Alien clearing is a core part of TMNP’s biodiversity management. The alien-clearing programme is undertaken in partnership between TMNP and Working for Water, an Expanded Public Works Programme implemented by the Department of Water Affairs and Forestry, which employs between 300 and 350 people from surrounding communities to work in the park.
Other alien-clearing initiatives are being undertaken in the indigenous Afromontane forests. There are around 360 alien plants in Newlands Forest alone, most of them invasive. These aliens are garden escapees such as Chinese Privet and Eugenia and pose a real threat to the natural diversity of the forests.
The Milling Project is a small project, based in Tokai, falling within the Working for Water Programme.

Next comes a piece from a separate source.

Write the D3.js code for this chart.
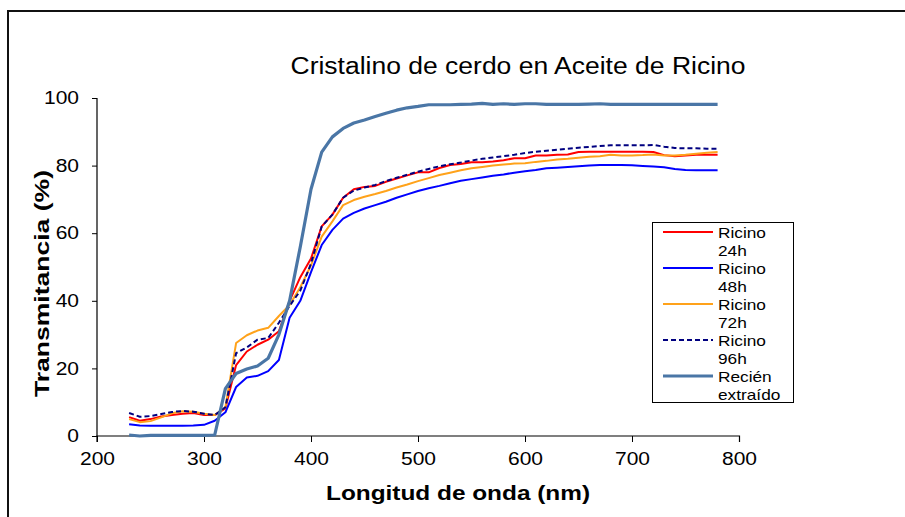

Alien tree species, such as gum trees, are being milled into planks to be used by SanParks for repairing and building new boardwalks, bird hides, etc.
The aim is to promote a culture of “reduce, re-use, recycle” whilst at the same time reducing fire risks on the mountain slopes. The most important objective, SanParks says, is the relief of poverty and the development of communities through job creation. We at Call Off The Search love to hear of projects that restore and protect our natural environment, but it is always great to hear that people are being prioritised too.
After felling and de-branching the trees, the branches are stacked for prescribed burning. The excess material that is left over after milling the logs is used for firewood and the sawdust can be used by the horse stables nearby as bedding for the horses.